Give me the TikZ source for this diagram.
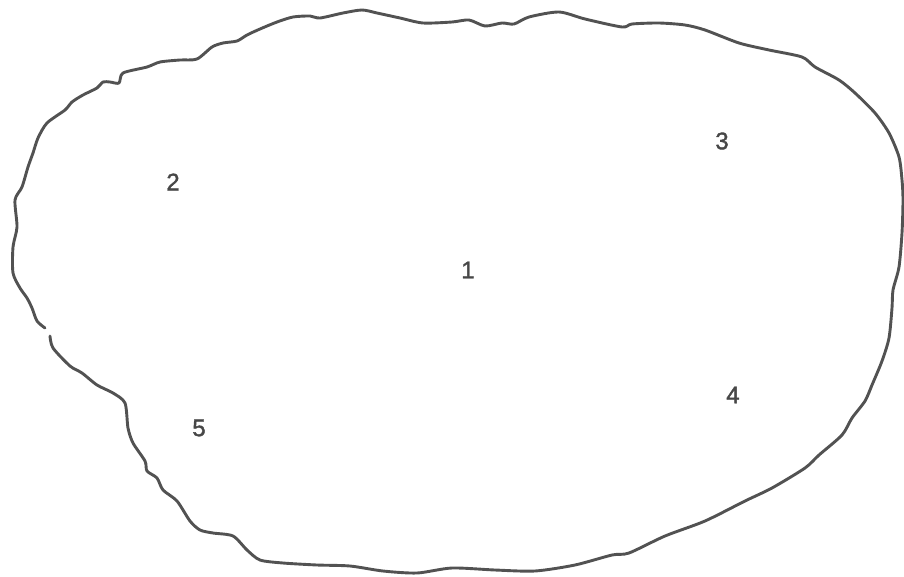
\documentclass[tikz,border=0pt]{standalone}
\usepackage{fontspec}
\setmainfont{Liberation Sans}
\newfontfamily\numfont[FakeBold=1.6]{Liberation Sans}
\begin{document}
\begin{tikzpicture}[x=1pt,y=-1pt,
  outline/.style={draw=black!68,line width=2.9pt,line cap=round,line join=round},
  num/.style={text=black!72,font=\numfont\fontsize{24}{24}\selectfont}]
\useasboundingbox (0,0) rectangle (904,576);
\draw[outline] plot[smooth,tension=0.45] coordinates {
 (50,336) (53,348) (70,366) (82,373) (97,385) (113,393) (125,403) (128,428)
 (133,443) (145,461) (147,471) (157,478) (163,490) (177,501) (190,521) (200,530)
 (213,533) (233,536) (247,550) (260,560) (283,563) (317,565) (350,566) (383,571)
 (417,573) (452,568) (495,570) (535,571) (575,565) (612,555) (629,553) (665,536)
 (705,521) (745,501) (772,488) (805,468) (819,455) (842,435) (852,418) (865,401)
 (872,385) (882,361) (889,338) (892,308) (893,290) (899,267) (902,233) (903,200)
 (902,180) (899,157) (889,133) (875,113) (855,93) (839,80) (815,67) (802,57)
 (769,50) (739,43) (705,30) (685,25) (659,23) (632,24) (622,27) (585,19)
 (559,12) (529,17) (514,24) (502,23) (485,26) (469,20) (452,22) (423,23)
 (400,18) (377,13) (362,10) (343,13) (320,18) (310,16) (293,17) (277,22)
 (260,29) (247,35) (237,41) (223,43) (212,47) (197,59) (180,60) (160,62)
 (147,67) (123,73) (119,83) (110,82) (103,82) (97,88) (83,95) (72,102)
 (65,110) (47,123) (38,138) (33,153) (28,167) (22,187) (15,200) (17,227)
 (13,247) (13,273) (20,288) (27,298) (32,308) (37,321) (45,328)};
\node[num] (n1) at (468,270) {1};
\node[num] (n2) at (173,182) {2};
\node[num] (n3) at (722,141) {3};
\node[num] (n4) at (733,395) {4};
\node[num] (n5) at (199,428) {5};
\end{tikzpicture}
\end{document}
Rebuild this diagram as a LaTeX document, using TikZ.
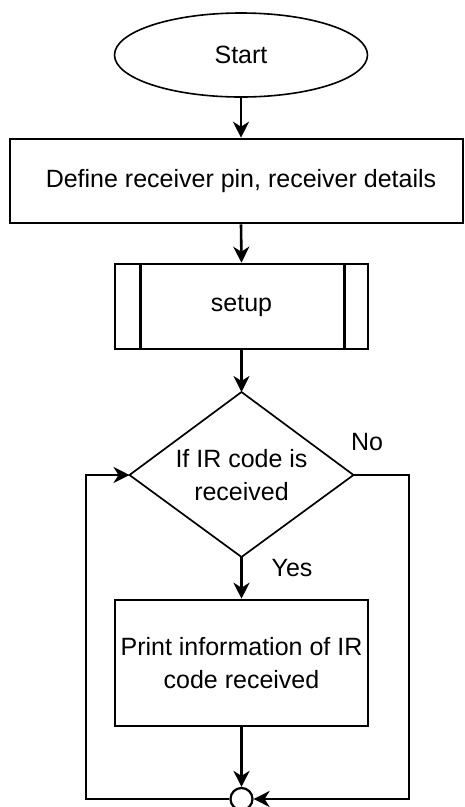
===============
* YOUR OBJECTIVE
Report how many lines in the records hold the word "diagram", giving the number and nothing else.

* FULL RESPONSE
2